Exercise directions:
Each line of the listing that contains the word "draw" is to be copied.
** BEGIN Information provided **
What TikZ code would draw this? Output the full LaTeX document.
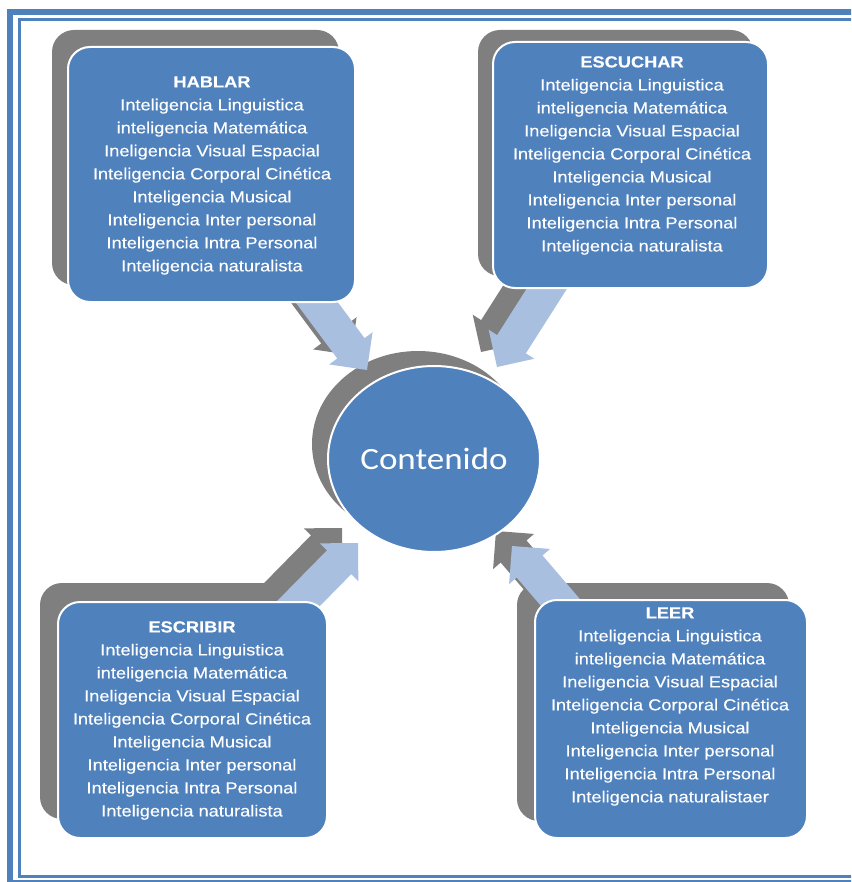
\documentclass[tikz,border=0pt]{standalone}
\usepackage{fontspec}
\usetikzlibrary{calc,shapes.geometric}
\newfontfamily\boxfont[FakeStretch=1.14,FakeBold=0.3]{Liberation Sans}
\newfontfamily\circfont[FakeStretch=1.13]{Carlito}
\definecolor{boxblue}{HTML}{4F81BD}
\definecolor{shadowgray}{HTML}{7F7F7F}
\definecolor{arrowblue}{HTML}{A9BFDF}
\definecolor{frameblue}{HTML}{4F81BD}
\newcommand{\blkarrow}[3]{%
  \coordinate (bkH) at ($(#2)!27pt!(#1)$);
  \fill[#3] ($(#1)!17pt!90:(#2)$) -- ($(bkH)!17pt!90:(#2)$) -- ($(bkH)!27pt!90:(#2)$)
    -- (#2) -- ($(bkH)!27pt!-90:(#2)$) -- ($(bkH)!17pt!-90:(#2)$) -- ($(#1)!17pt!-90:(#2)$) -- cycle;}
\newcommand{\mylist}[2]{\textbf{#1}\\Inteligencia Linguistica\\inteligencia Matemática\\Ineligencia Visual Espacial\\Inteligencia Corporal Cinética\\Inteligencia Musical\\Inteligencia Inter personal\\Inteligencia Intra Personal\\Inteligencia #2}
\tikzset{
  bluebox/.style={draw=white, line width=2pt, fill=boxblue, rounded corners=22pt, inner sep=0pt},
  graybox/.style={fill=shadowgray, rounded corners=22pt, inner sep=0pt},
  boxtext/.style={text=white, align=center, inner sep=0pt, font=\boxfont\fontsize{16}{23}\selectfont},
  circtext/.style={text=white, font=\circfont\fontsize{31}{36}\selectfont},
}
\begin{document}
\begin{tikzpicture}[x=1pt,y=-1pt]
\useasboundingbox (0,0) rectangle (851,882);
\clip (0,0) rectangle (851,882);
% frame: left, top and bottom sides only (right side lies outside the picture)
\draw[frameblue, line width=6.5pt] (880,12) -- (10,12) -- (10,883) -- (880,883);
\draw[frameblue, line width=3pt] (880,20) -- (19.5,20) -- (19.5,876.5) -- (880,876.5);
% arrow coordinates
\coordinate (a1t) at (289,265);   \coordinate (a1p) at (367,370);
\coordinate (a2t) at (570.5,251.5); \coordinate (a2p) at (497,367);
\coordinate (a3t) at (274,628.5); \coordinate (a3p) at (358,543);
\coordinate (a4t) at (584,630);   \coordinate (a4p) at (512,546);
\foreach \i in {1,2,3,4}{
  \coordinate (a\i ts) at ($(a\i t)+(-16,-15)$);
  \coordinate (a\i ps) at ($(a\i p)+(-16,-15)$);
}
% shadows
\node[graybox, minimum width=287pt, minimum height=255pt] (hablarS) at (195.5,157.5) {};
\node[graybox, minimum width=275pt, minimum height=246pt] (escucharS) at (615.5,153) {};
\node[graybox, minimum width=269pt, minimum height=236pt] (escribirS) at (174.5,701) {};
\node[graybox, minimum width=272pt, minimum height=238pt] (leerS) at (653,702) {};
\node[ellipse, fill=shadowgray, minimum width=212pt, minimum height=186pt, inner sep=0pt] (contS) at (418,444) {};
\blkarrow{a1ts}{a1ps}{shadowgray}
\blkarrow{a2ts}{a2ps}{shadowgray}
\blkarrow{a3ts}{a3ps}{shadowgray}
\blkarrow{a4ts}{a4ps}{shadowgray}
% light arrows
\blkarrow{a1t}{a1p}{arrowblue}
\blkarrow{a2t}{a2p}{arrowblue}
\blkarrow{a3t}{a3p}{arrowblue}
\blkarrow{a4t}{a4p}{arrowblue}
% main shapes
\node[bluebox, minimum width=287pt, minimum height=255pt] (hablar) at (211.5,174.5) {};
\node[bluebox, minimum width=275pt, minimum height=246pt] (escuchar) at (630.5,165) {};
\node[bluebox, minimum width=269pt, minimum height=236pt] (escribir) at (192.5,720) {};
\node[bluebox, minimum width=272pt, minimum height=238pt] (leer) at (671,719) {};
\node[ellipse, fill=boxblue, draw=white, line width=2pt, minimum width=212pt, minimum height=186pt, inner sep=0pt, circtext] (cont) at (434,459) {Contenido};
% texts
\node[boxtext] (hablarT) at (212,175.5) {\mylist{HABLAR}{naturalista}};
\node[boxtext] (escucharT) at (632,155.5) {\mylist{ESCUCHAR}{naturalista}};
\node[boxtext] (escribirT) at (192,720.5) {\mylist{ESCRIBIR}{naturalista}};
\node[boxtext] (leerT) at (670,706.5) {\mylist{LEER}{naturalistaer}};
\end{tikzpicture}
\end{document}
** END Information provided **
Expected answer:
What TikZ code would draw this? Output the full LaTeX document.
  bluebox/.style={draw=white, line width=2pt, fill=boxblue, rounded corners=22pt, inner sep=0pt},
\draw[frameblue, line width=6.5pt] (880,12) -- (10,12) -- (10,883) -- (880,883);
\draw[frameblue, line width=3pt] (880,20) -- (19.5,20) -- (19.5,876.5) -- (880,876.5);
\node[ellipse, fill=boxblue, draw=white, line width=2pt, minimum width=212pt, minimum height=186pt, inner sep=0pt, circtext] (cont) at (434,459) {Contenido};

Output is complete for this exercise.